__Work instructions__: Repeat the lines below exactly as they appear, but leave out the images.

__Dataset section__:
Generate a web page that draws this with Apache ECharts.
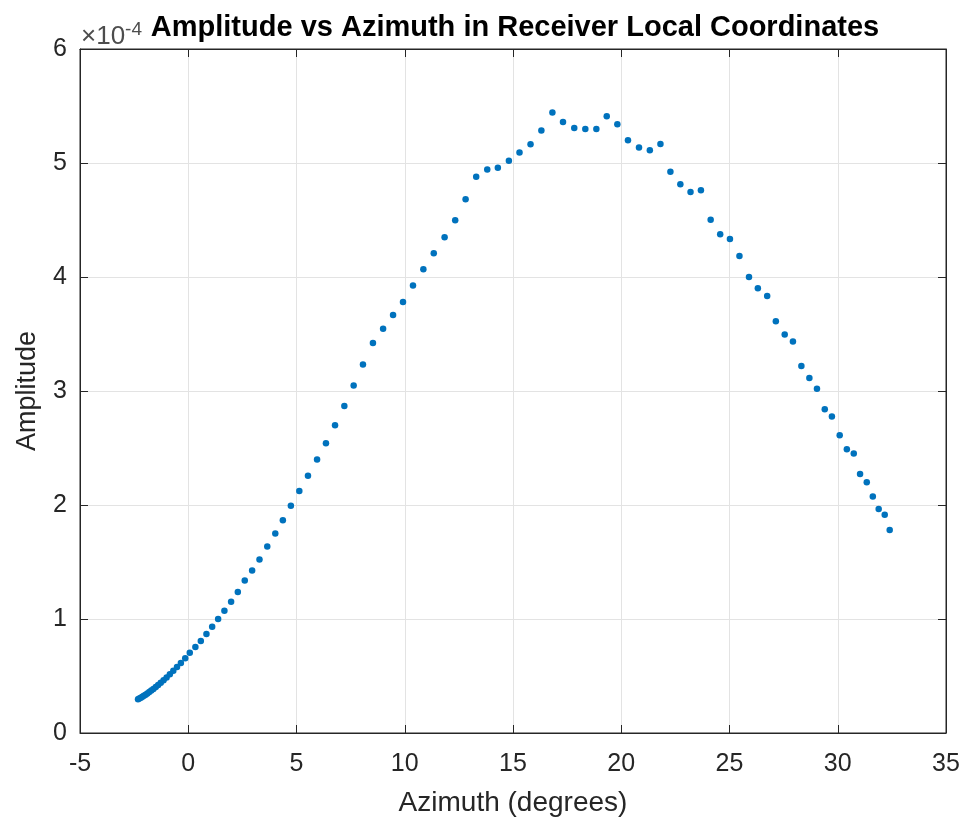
<!DOCTYPE html>
<html>
<head>
<meta charset="utf-8">
<script src="https://cdn.jsdelivr.net/npm/echarts@6/dist/echarts.min.js"></script>
<style>html,body{margin:0;padding:0;background:#fff}#c{width:967px;height:823px}</style>
</head>
<body>
<div id="c"></div>
<script>
// Azimuth in degrees
const azimuth = [
  -2.32,-2.26,-2.19,-2.12,-2.05,-1.97,-1.89,-1.80,-1.71,-1.61,-1.50,-1.39,-1.27,-1.14,-1.00,-0.85,-0.69,-0.52,-0.34,-0.14,
  0.07,0.33,0.58,0.84,1.105,1.38,1.67,1.98,2.29,2.61,2.95,3.29,3.65,4.02,4.37,4.74,5.13,5.53,5.95,6.36,
  6.78,7.21,7.64,8.07,8.53,9.00,9.46,9.92,10.38,10.86,11.34,11.84,12.33,12.81,13.30,13.81,14.30,14.81,15.30,15.81,
  16.31,16.82,17.31,17.83,18.34,18.85,19.33,19.82,20.31,20.82,21.32,21.81,22.27,22.73,23.20,23.68,24.13,24.57,25.02,25.46,
  25.90,26.31,26.74,27.14,27.55,27.93,28.32,28.69,29.04,29.40,29.73,30.09,30.42,30.74,31.03,31.34,31.62,31.89,32.17,32.40
];
// Amplitude in units of 1e-4
const amplitudeE4 = [
  0.295,0.302,0.310,0.318,0.326,0.336,0.347,0.359,0.372,0.387,0.403,0.420,0.440,0.462,0.487,0.515,0.545,0.578,0.615,0.655,
  0.704,0.754,0.806,0.868,0.932,0.999,1.072,1.151,1.236,1.337,1.426,1.521,1.637,1.751,1.867,1.993,2.122,2.256,2.399,2.542,
  2.700,2.869,3.048,3.232,3.422,3.545,3.667,3.781,3.925,4.068,4.208,4.348,4.497,4.681,4.880,4.942,4.959,5.020,5.093,5.164,
  5.286,5.444,5.359,5.306,5.298,5.298,5.409,5.339,5.199,5.135,5.111,5.166,4.924,4.813,4.745,4.760,4.503,4.375,4.334,4.184,
  4.000,3.901,3.834,3.612,3.495,3.434,3.220,3.115,3.020,2.840,2.776,2.612,2.490,2.452,2.273,2.200,2.075,1.966,1.914,1.780
];
const xTicks = [-5,0,5,10,15,20,25,30,35];
const yTicks = [0,1,2,3,4,5,6];

const points = azimuth.map((a,i)=>[a, amplitudeE4[i]]);
const axisColor = '#262626';
const gridColor = '#e3e3e3';
const font = '"Liberation Sans", Arial, Helvetica, sans-serif';

const chart = echarts.init(document.getElementById('c'), null, {renderer:'canvas'});
chart.setOption({
  animation:false,
  backgroundColor:'#fff',
  title:{
    text:'Amplitude vs Azimuth in Receiver Local Coordinates',
    left:510, textAlign:'center', top:8,
    textStyle:{fontFamily:font, fontSize:29, fontWeight:'bold', color:'#000'}
  },
  grid:{left:80, right:21, top:49, bottom:90, show:true, borderColor:axisColor, borderWidth:1},
  graphic:[{
    type:'text', left:81, top:20, z:0,
    style:{
      text:'{a|×10}{b|-4}',
      rich:{
        a:{fontFamily:font, fontSize:26, fill:'#4d4d4d'},
        b:{fontFamily:font, fontSize:19, fill:'#4d4d4d', verticalAlign:'top', padding:[0,0,15,0]}
      }
    }
  }],
  xAxis:[{
    type:'value', min:xTicks[0], max:xTicks[xTicks.length-1], interval:5,
    name:'Azimuth (degrees)', nameLocation:'middle', nameGap:56,
    nameTextStyle:{fontFamily:font, fontSize:28, color:axisColor},
    axisLine:{show:true, onZero:false, lineStyle:{color:axisColor, width:1}},
    axisTick:{show:true, inside:true, length:8, lineStyle:{color:axisColor}},
    axisLabel:{fontFamily:font, fontSize:25, color:axisColor, margin:19},
    splitLine:{show:true, lineStyle:{color:gridColor, width:1}}
  },{
    type:'value', position:'top', min:xTicks[0], max:xTicks[xTicks.length-1], interval:5,
    axisLine:{show:true, onZero:false, lineStyle:{color:axisColor}},
    axisTick:{show:true, inside:true, length:8, lineStyle:{color:axisColor}},
    axisLabel:{show:false}, splitLine:{show:false}
  }],
  yAxis:[{
    type:'value', min:yTicks[0], max:yTicks[yTicks.length-1], interval:1,
    name:'Amplitude', nameLocation:'middle', nameGap:39, nameRotate:90,
    nameTextStyle:{fontFamily:font, fontSize:27, color:axisColor},
    axisLine:{show:true, onZero:false, lineStyle:{color:axisColor, width:1}},
    axisTick:{show:true, inside:true, length:8, lineStyle:{color:axisColor}},
    axisLabel:{fontFamily:font, fontSize:25, color:axisColor, margin:13, padding:[4,0,0,0]},
    splitLine:{show:true, lineStyle:{color:gridColor, width:1}}
  },{
    type:'value', position:'right', min:yTicks[0], max:yTicks[yTicks.length-1], interval:1,
    axisLine:{show:true, onZero:false, lineStyle:{color:axisColor}},
    axisTick:{show:true, inside:true, length:8, lineStyle:{color:axisColor}},
    axisLabel:{show:false}, splitLine:{show:false}
  }],
  series:[{
    type:'scatter', data:points, symbol:'circle', symbolSize:6.5,
    itemStyle:{color:'#0072BD', opacity:1}
  }]
});
</script>
</body>
</html>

__Problem solution__:
Generate a web page that draws this with Apache ECharts.
<!DOCTYPE html>
<html>
<head>
<meta charset="utf-8">
<script src="https://cdn.jsdelivr.net/npm/echarts@6/dist/echarts.min.js"></script>
<style>html,body{margin:0;padding:0;background:#fff}#c{width:967px;height:823px}</style>
</head>
<body>
<div id="c"></div>
<script>
// Azimuth in degrees
const azimuth = [
  -2.32,-2.26,-2.19,-2.12,-2.05,-1.97,-1.89,-1.80,-1.71,-1.61,-1.50,-1.39,-1.27,-1.14,-1.00,-0.85,-0.69,-0.52,-0.34,-0.14,
  0.07,0.33,0.58,0.84,1.105,1.38,1.67,1.98,2.29,2.61,2.95,3.29,3.65,4.02,4.37,4.74,5.13,5.53,5.95,6.36,
  6.78,7.21,7.64,8.07,8.53,9.00,9.46,9.92,10.38,10.86,11.34,11.84,12.33,12.81,13.30,13.81,14.30,14.81,15.30,15.81,
  16.31,16.82,17.31,17.83,18.34,18.85,19.33,19.82,20.31,20.82,21.32,21.81,22.27,22.73,23.20,23.68,24.13,24.57,25.02,25.46,
  25.90,26.31,26.74,27.14,27.55,27.93,28.32,28.69,29.04,29.40,29.73,30.09,30.42,30.74,31.03,31.34,31.62,31.89,32.17,32.40
];
// Amplitude in units of 1e-4
const amplitudeE4 = [
  0.295,0.302,0.310,0.318,0.326,0.336,0.347,0.359,0.372,0.387,0.403,0.420,0.440,0.462,0.487,0.515,0.545,0.578,0.615,0.655,
  0.704,0.754,0.806,0.868,0.932,0.999,1.072,1.151,1.236,1.337,1.426,1.521,1.637,1.751,1.867,1.993,2.122,2.256,2.399,2.542,
  2.700,2.869,3.048,3.232,3.422,3.545,3.667,3.781,3.925,4.068,4.208,4.348,4.497,4.681,4.880,4.942,4.959,5.020,5.093,5.164,
  5.286,5.444,5.359,5.306,5.298,5.298,5.409,5.339,5.199,5.135,5.111,5.166,4.924,4.813,4.745,4.760,4.503,4.375,4.334,4.184,
  4.000,3.901,3.834,3.612,3.495,3.434,3.220,3.115,3.020,2.840,2.776,2.612,2.490,2.452,2.273,2.200,2.075,1.966,1.914,1.780
];
const xTicks = [-5,0,5,10,15,20,25,30,35];
const yTicks = [0,1,2,3,4,5,6];

const points = azimuth.map((a,i)=>[a, amplitudeE4[i]]);
const axisColor = '#262626';
const gridColor = '#e3e3e3';
const font = '"Liberation Sans", Arial, Helvetica, sans-serif';

const chart = echarts.init(document.getElementById('c'), null, {renderer:'canvas'});
chart.setOption({
  animation:false,
  backgroundColor:'#fff',
  title:{
    text:'Amplitude vs Azimuth in Receiver Local Coordinates',
    left:510, textAlign:'center', top:8,
    textStyle:{fontFamily:font, fontSize:29, fontWeight:'bold', color:'#000'}
  },
  grid:{left:80, right:21, top:49, bottom:90, show:true, borderColor:axisColor, borderWidth:1},
  graphic:[{
    type:'text', left:81, top:20, z:0,
    style:{
      text:'{a|×10}{b|-4}',
      rich:{
        a:{fontFamily:font, fontSize:26, fill:'#4d4d4d'},
        b:{fontFamily:font, fontSize:19, fill:'#4d4d4d', verticalAlign:'top', padding:[0,0,15,0]}
      }
    }
  }],
  xAxis:[{
    type:'value', min:xTicks[0], max:xTicks[xTicks.length-1], interval:5,
    name:'Azimuth (degrees)', nameLocation:'middle', nameGap:56,
    nameTextStyle:{fontFamily:font, fontSize:28, color:axisColor},
    axisLine:{show:true, onZero:false, lineStyle:{color:axisColor, width:1}},
    axisTick:{show:true, inside:true, length:8, lineStyle:{color:axisColor}},
    axisLabel:{fontFamily:font, fontSize:25, color:axisColor, margin:19},
    splitLine:{show:true, lineStyle:{color:gridColor, width:1}}
  },{
    type:'value', position:'top', min:xTicks[0], max:xTicks[xTicks.length-1], interval:5,
    axisLine:{show:true, onZero:false, lineStyle:{color:axisColor}},
    axisTick:{show:true, inside:true, length:8, lineStyle:{color:axisColor}},
    axisLabel:{show:false}, splitLine:{show:false}
  }],
  yAxis:[{
    type:'value', min:yTicks[0], max:yTicks[yTicks.length-1], interval:1,
    name:'Amplitude', nameLocation:'middle', nameGap:39, nameRotate:90,
    nameTextStyle:{fontFamily:font, fontSize:27, color:axisColor},
    axisLine:{show:true, onZero:false, lineStyle:{color:axisColor, width:1}},
    axisTick:{show:true, inside:true, length:8, lineStyle:{color:axisColor}},
    axisLabel:{fontFamily:font, fontSize:25, color:axisColor, margin:13, padding:[4,0,0,0]},
    splitLine:{show:true, lineStyle:{color:gridColor, width:1}}
  },{
    type:'value', position:'right', min:yTicks[0], max:yTicks[yTicks.length-1], interval:1,
    axisLine:{show:true, onZero:false, lineStyle:{color:axisColor}},
    axisTick:{show:true, inside:true, length:8, lineStyle:{color:axisColor}},
    axisLabel:{show:false}, splitLine:{show:false}
  }],
  series:[{
    type:'scatter', data:points, symbol:'circle', symbolSize:6.5,
    itemStyle:{color:'#0072BD', opacity:1}
  }]
});
</script>
</body>
</html>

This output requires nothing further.